* [GOAL OF THE EXERCISE]: In the listing below, locate the lines that hold "this" and copy them.

* [EXCERPTED DATA]:
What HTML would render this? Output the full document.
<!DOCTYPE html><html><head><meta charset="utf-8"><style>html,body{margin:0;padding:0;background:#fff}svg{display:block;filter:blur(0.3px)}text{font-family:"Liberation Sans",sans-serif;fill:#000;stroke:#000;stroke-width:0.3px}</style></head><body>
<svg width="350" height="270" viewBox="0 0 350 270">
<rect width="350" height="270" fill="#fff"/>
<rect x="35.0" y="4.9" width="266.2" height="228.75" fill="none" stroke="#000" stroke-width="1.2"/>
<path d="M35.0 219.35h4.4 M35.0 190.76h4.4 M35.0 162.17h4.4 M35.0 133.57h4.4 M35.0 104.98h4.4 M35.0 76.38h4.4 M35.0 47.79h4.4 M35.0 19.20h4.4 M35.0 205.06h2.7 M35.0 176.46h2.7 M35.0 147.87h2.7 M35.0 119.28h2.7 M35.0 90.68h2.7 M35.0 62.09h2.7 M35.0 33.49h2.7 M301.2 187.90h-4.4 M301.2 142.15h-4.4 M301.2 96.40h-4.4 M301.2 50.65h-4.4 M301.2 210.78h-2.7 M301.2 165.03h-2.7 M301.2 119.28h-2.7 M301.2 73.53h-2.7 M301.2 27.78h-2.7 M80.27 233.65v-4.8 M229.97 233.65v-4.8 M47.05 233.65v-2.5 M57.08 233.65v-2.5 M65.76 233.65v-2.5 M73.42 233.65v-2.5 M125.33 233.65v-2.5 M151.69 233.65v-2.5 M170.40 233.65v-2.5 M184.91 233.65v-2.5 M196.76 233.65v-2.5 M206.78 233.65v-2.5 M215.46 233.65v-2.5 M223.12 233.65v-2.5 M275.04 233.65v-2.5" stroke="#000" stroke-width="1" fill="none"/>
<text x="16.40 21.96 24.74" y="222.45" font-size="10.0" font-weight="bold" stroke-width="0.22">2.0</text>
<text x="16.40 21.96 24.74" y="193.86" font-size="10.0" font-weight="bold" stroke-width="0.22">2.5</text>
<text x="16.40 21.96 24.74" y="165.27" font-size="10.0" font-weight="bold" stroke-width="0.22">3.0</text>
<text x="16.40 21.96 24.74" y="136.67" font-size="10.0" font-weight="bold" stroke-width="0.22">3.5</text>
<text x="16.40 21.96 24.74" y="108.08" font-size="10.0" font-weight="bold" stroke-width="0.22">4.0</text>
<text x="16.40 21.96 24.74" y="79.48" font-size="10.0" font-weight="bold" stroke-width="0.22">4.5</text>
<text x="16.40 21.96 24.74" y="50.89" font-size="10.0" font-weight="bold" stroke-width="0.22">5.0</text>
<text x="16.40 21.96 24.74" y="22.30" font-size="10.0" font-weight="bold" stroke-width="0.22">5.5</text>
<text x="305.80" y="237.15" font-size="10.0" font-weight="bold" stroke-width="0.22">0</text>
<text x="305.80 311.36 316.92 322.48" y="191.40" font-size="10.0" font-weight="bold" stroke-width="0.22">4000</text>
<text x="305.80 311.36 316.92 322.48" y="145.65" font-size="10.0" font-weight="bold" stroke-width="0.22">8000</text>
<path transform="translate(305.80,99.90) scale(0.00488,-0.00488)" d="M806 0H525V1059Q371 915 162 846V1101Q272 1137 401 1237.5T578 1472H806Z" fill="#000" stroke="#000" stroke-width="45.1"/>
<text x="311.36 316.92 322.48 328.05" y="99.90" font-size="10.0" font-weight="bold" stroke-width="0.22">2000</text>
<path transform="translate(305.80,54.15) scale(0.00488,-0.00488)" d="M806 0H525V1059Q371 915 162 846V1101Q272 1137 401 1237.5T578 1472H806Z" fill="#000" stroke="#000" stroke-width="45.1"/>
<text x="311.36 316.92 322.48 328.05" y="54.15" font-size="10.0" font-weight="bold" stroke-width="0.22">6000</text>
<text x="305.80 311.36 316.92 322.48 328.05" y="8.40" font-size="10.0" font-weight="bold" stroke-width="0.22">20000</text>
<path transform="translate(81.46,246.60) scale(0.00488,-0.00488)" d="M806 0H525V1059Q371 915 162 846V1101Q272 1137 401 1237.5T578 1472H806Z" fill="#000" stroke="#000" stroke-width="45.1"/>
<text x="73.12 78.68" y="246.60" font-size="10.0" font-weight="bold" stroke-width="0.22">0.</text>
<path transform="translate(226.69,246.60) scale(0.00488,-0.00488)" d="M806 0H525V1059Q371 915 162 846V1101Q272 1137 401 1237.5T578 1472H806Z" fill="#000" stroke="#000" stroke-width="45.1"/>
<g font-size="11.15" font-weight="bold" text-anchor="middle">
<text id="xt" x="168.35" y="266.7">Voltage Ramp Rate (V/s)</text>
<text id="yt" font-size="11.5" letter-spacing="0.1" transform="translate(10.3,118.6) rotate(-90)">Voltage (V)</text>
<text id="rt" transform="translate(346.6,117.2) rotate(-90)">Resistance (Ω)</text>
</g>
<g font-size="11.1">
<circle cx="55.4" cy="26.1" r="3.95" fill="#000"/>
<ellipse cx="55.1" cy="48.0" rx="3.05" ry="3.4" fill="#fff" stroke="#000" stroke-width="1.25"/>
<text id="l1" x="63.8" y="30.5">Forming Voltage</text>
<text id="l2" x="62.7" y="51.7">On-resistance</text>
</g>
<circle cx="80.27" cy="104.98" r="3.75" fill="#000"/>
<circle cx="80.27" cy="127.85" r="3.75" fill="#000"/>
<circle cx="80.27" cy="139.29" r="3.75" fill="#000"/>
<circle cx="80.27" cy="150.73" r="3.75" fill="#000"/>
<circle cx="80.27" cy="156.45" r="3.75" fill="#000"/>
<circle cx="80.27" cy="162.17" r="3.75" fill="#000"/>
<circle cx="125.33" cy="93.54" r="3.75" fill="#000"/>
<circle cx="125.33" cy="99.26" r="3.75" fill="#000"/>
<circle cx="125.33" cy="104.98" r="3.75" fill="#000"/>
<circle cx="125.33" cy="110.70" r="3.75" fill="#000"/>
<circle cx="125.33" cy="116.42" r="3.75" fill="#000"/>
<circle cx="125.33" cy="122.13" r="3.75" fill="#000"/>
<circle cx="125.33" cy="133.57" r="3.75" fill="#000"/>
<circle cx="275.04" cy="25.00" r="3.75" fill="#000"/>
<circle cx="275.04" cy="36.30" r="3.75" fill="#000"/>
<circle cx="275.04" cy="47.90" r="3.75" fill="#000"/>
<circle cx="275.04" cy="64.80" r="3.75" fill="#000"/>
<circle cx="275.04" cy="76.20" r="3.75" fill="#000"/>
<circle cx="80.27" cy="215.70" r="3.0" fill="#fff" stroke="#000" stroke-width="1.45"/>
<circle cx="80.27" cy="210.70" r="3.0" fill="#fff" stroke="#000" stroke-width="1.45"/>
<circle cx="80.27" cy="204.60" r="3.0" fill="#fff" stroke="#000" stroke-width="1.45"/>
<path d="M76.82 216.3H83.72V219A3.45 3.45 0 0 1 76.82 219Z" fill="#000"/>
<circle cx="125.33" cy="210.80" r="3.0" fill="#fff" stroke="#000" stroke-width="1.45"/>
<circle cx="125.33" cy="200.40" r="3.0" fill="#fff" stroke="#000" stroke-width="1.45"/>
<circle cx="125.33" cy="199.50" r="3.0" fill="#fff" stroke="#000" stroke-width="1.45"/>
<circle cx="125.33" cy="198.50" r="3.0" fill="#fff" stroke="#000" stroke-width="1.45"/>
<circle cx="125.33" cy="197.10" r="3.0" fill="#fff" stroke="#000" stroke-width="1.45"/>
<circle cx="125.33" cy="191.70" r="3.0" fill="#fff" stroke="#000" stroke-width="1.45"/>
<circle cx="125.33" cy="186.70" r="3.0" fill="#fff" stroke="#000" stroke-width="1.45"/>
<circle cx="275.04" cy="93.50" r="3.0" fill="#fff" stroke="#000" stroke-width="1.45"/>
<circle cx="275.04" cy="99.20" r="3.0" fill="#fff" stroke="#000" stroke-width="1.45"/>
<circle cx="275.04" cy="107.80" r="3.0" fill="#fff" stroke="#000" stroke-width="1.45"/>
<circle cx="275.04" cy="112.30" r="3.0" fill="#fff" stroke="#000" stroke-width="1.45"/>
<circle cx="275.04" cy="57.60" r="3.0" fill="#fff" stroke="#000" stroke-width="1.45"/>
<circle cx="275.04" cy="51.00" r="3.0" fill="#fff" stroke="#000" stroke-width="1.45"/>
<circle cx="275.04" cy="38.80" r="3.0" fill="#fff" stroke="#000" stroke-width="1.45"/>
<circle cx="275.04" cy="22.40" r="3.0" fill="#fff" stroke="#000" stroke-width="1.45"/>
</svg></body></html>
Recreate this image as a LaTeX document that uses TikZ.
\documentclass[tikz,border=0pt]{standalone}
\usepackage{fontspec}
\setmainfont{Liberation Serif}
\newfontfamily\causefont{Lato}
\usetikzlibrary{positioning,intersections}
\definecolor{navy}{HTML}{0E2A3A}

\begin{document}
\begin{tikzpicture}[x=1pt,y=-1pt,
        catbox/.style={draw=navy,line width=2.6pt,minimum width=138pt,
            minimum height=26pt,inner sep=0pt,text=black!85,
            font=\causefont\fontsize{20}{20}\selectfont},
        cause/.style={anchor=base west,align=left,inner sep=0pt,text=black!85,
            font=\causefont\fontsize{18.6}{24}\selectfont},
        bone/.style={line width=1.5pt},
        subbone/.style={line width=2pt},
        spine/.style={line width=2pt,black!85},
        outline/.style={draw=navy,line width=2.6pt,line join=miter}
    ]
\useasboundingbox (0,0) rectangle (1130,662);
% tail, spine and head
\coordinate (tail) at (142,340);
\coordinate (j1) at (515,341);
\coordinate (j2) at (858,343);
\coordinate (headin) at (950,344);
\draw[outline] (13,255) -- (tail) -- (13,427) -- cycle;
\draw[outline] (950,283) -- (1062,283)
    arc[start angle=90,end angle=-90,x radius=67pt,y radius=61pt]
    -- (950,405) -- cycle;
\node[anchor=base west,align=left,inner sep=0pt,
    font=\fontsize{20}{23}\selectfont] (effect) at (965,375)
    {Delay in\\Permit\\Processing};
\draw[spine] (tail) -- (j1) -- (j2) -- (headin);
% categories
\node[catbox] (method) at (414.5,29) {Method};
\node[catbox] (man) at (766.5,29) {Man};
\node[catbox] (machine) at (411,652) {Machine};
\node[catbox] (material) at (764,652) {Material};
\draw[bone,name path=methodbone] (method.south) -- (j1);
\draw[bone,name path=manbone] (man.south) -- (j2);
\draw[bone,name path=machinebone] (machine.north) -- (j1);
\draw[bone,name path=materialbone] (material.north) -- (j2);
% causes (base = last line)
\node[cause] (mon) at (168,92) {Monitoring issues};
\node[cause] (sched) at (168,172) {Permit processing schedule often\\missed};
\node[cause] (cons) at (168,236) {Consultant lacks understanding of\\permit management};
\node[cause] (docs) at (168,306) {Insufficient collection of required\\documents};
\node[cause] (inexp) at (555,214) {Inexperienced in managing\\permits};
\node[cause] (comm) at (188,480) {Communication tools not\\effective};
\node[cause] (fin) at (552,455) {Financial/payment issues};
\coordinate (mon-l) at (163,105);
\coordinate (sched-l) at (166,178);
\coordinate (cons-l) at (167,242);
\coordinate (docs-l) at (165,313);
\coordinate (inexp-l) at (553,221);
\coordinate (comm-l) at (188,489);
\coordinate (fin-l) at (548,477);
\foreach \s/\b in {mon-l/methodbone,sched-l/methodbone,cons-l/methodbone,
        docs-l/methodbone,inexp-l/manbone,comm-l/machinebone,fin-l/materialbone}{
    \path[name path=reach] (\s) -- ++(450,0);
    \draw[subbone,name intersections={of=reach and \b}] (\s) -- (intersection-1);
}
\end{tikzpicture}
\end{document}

* [ANSWER BELOW]:
What HTML would render this? Output the full document.
Recreate this image as a LaTeX document that uses TikZ.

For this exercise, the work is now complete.